Items you should find in any well-stocked hoof-care box
Deb Simone goes through the same hoof-care routine before every ride on her Trakehner-Hanoverian cross mare, Lovey: She uses a hoof pick to remove debris from the mare’s feet, and then she applies hardener to each hoof wall. Simone believes this simple ritual is critical to keeping Lovey’s hooves free of cracks, splits, and the infection-causing microbes that love to set up shop within them. She also believes this ounce of prevention is cheaper than the added veterinarian and farrier visits that become necessary if Lovey’s feet are neglected.
“I’ve had so much trouble with her feet in the past, I just try to pay attention to them,” Simone says.
But even she admits that her cache of hoof-care tools is probably lacking.
“The hoof hardener and the pick are about all I have,” she says. “I know there must be other things I should have on hand.”
In fact, most horse owners do not have a kit specifically dedicated to hoof care, says Dave Farley, CF, immediate past president of the American Association of Professional Farriers, who shoes sport horses around Coshocton, Ohio.
“In the old days, everyone had a hoof box, but now most people don’t,” Farley says. “Fortunately, people are getting back to at least having (a community hoof box) in their (boarding) barns, and that’s good for the horse.”
That’s because regular hoof care is key to a horse’s general health, says Tracy Turner, DVM, MS, Dipl. ACVS, of the Minnesota-based practice Turner Equine Sports Medicine and Surgery. His research focuses on the connection between performance and equine podiatry.
“If you’re a jumper you land on it; if you’re a racehorse it propels you,” says Turner of hooves. “There are 100 cliches, but it’s true: No foot, no horse.”
Fortunately, keeping a horse’s feet clean and in good condition is not complicated, he says. All it takes is some time, know-how, and a well-stocked hoof-care box. Here’s what Turner, Farley, and other professionals recommend owners keep in it.
The Essential Ingredients
A hoof pick Available from just about any tack or farm supply store, a serviceable hoof pick can be had for between $1.99 and $3.99; higher-end ones run as much as $20. Hoof picks are intended to do just that: pick or remove all manner of debris, including sand, pebbles, and even bits of wood or glass, that horses pick up roaming pastures, navigating trails, or performing in arenas. Though using a hoof pick seems like a no-brainer, some horse owners don’t know how to use one properly, says Jeannean Mercuri, New York-based professional trimmer and member of the American Hoof Association.
Mercuri says most owners use a hoof pick to knock out loose clumps of manure and dirt that accumulate in a horse’s hoof. But there’s much more to it than that, she says.

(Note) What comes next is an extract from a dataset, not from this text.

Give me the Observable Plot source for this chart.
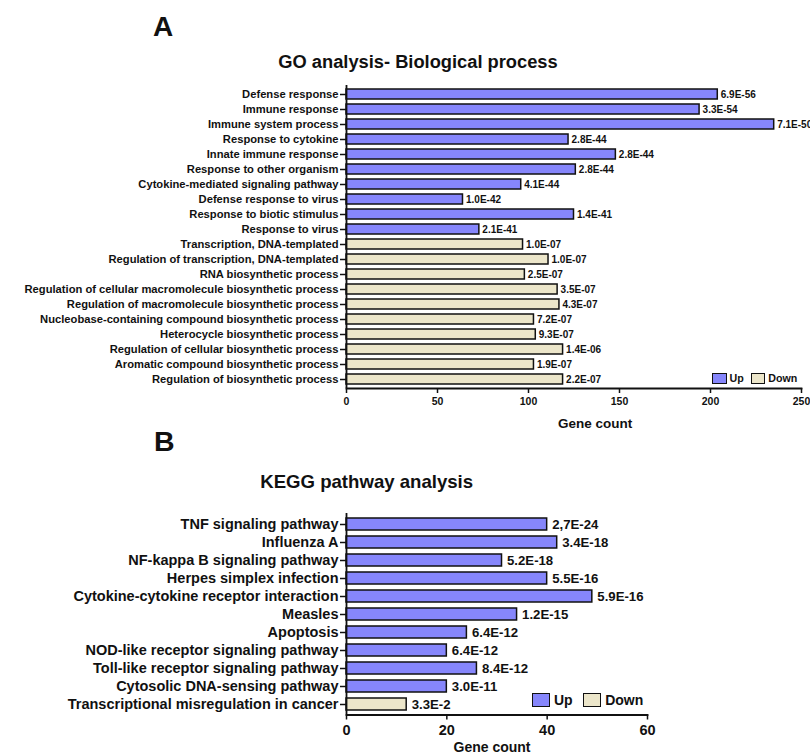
<!DOCTYPE html>
<html>
<head>
<meta charset="utf-8">
<script src="https://cdn.jsdelivr.net/npm/d3@7"></script>
<script src="https://cdn.jsdelivr.net/npm/@observablehq/plot@0.6"></script>
<style>
  html, body { margin: 0; padding: 0; background: #fff; }
  #wrap { position: relative; width: 810px; height: 756px; overflow: hidden; font-family: "Liberation Sans", Arial, sans-serif; font-weight: bold; color: #111; }
  .abs { position: absolute; line-height: 1; white-space: nowrap; }
  .leg { position: absolute; display: flex; align-items: center; line-height: 1; }
  .sw { box-sizing: border-box; border: 1.5px solid #111; }
</style>
</head>
<body>
<div id="wrap"></div>
<script>
// ---------- Data: GO analysis (Biological process) ----------
const goTerms = [
  "Defense response",
  "Immune response",
  "Immune system process",
  "Response to cytokine",
  "Innate immune response",
  "Response to other organism",
  "Cytokine-mediated signaling pathway",
  "Defense response to virus",
  "Response to biotic stimulus",
  "Response to virus",
  "Transcription, DNA-templated",
  "Regulation of transcription, DNA-templated",
  "RNA biosynthetic process",
  "Regulation of cellular macromolecule biosynthetic process",
  "Regulation of macromolecule biosynthetic process",
  "Nucleobase-containing compound biosynthetic process",
  "Heterocycle biosynthetic process",
  "Regulation of cellular biosynthetic process",
  "Aromatic compound biosynthetic process",
  "Regulation of biosynthetic process"
];
const goCounts = [204, 194, 235, 122, 148, 126, 96, 64, 125, 73, 97, 111, 98, 116, 117, 103, 104, 119, 103, 119];
const goPvalues = ["6.9E-56", "3.3E-54", "7.1E-50", "2.8E-44", "2.8E-44", "2.8E-44", "4.1E-44", "1.0E-42", "1.4E-41", "2.1E-41",
                   "1.0E-07", "1.0E-07", "2.5E-07", "3.5E-07", "4.3E-07", "7.2E-07", "9.3E-07", "1.4E-06", "1.9E-07", "2.2E-07"];
const goDirection = ["Up","Up","Up","Up","Up","Up","Up","Up","Up","Up",
                     "Down","Down","Down","Down","Down","Down","Down","Down","Down","Down"];
const goTicks = [0, 50, 100, 150, 200, 250];

// ---------- Data: KEGG pathway analysis ----------
const keggTerms = [
  "TNF signaling pathway",
  "Influenza A",
  "NF-kappa B signaling pathway",
  "Herpes simplex infection",
  "Cytokine-cytokine receptor interaction",
  "Measles",
  "Apoptosis",
  "NOD-like receptor signaling pathway",
  "Toll-like receptor signaling pathway",
  "Cytosolic DNA-sensing pathway",
  "Transcriptional misregulation in cancer"
];
const keggCounts = [40, 42, 31, 40, 49, 34, 24, 20, 26, 20, 12];
const keggPvalues = ["2,7E-24", "3.4E-18", "5.2E-18", "5.5E-16", "5.9E-16", "1.2E-15", "6.4E-12", "6.4E-12", "8.4E-12", "3.0E-11", "3.3E-2"];
const keggDirection = ["Up","Up","Up","Up","Up","Up","Up","Up","Up","Up","Down"];
const keggTicks = [0, 20, 40, 60];

const directions = ["Up", "Down"];
const dirColors = ["#8686fb", "#ece6ca"];

// ---------- build tables ----------
const goData = goTerms.map((t, i) => ({term: t, count: goCounts[i], p: goPvalues[i], dir: goDirection[i]}));
const keggData = keggTerms.map((t, i) => ({term: t, count: keggCounts[i], p: keggPvalues[i], dir: keggDirection[i]}));

const FONT = "Liberation Sans, Arial, sans-serif";
const wrap = document.getElementById("wrap");

function panel(data, terms, ticks, o) {
  return Plot.plot({
    width: 810,
    height: o.height,
    marginLeft: o.marginLeft,
    marginRight: o.marginRight,
    marginTop: o.marginTop,
    marginBottom: o.marginBottom,
    style: {fontFamily: FONT, fontWeight: "bold", color: "#111", background: "transparent", overflow: "visible"},
    x: {domain: [ticks[0], ticks[ticks.length - 1]], label: null},
    y: {domain: terms, paddingInner: o.padding, paddingOuter: o.padding / 2, label: null},
    color: {domain: directions, range: dirColors},
    marks: [
      Plot.barX(data, {x: "count", y: "term", fill: "dir", stroke: "#111", strokeWidth: 1.5}),
      Plot.text(data, {x: "count", y: "term", text: "p", textAnchor: "start", dx: o.valueDx, fontSize: o.valueSize, fill: "#111"}),
      Plot.ruleX([ticks[0]], {stroke: "#111", strokeWidth: 1.8}),
      Plot.frame({anchor: "bottom", stroke: "#111", strokeWidth: 1.8}),
      Plot.axisY({tickSize: 6, tickPadding: 2, fontSize: o.yFont, label: null, stroke: "#111", strokeWidth: 1.5, fill: "#111"}),
      Plot.axisX({ticks: ticks, tickSize: 5, tickPadding: o.xPad, fontSize: o.xFont, label: null, stroke: "#111", strokeWidth: 1.5, fill: "#111"}),
      Plot.text(["Gene count"], {frameAnchor: "bottom", dx: o.labelDx, dy: o.labelDy, fontSize: o.labelSize, fill: "#111"})
    ]
  });
}

const topPlot = panel(goData, goTerms, goTicks, {
  height: 440, marginLeft: 346, marginRight: 9, marginTop: 85, marginBottom: 52, padding: 0.34,
  valueDx: 3, valueSize: 10, yFont: 11.2, xFont: 10.5, xPad: 4, labelDx: 21, labelDy: 39, labelSize: 13.5
});
topPlot.style.position = "absolute"; topPlot.style.left = "0px"; topPlot.style.top = "0px";
wrap.appendChild(topPlot);

const bottomPlot = panel(keggData, keggTerms, keggTicks, {
  height: 316, marginLeft: 346, marginRight: 163, marginTop: 73, marginBottom: 41.5, padding: 0.34,
  valueDx: 5, valueSize: 13.2, yFont: 14.5, xFont: 14.5, xPad: 5, labelDx: -5, labelDy: 37, labelSize: 14
});
bottomPlot.style.position = "absolute"; bottomPlot.style.left = "0px"; bottomPlot.style.top = "440px";
wrap.appendChild(bottomPlot);

// ---------- titles ----------
function addText(txt, x, baseline, size, center) {
  const d = document.createElement("div");
  d.className = "abs";
  d.textContent = txt;
  d.style.fontSize = size + "px";
  d.style.top = (baseline - 0.8465 * size) + "px";
  d.style.left = x + "px";
  if (center) d.style.transform = "translateX(-50%)";
  wrap.appendChild(d);
}
addText("A", 153, 36.7, 28, false);
addText("GO analysis- Biological process", 418, 68.3, 18.3, true);
addText("B", 154, 450.7, 28.5, false);
addText("KEGG pathway analysis", 366.7, 488.3, 18.6, true);

// ---------- legends ----------
function addLegend(left, topPx, boxW, boxH, fontSize, gapIn, gapOut) {
  const l = document.createElement("div");
  l.className = "leg";
  l.style.left = left + "px";
  l.style.top = topPx + "px";
  directions.forEach((name, i) => {
    const sw = document.createElement("div");
    sw.className = "sw";
    sw.style.width = boxW + "px";
    sw.style.height = boxH + "px";
    sw.style.background = dirColors[i];
    sw.style.marginLeft = (i === 0 ? 0 : gapOut) + "px";
    const t = document.createElement("span");
    t.textContent = name;
    t.style.fontSize = fontSize + "px";
    t.style.marginLeft = gapIn + "px";
    l.appendChild(sw);
    l.appendChild(t);
  });
  wrap.appendChild(l);
}
addLegend(712, 372.5, 14.5, 11.5, 10.7, 3, 7);
addLegend(531.5, 692.5, 18.5, 14.5, 14, 4, 10);
</script>
</body>
</html>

“People usually don’t go deep enough when cleaning,” Mercuri says. “You want to get everything—sand, small stones—out of that hoof.”
She also warns against spending too little on this simple but indispensable device. That’s because cheaper picks are made of softer-quality metal, rendering them impractical for everyday use.
“As a result, people use the pick, and the metal bends, and they think, ‘Oh no! I’ve pressed too hard,’ when that’s probably not the case.”
The must-have hoof box components? A quality hoof pick and brush.
Photo: Alexandra Beckstett/The Horse
Similarly, Farley recommends avoiding cheap plastic-handled hoof picks that come with an attached brush.
“I would rather see a quality hoof pick with a handle, period,” he says. “Besides, the really cheap ones wear out really fast.”
A hoof brush Another simple but critical tool in the hoof-care box—a hoof brush—helps sweep away debris loosened or missed by the hoof pick. These brushes are composed of stiff synthetic PVC bristles. In addition to cleaning the horse’s hoof, careful brushing gives owners a chance to examine the animal’s feet from heel to toe, says Farley.
“After you use the pick to clean every part of the sole and every side of the hoof, brush the sides of the frog and then brush the sole so that you can see all the debris that might be in the hoof,” he says. “Work forward from the (heel) bulb.”
Likewise, Farley advises owners to invest in a quality free-standing hoof brush.
“If you get a good one, you’re only going to have to buy one,” he says.
In any case, a thorough hoof cleaning is well worth the time it takes to do it. “It keeps the hoof clean, and it gives you a chance to examine the hoof and find things before they become big issues,” Turner says. “You don’t have to make a science project out of it, just do it regularly.”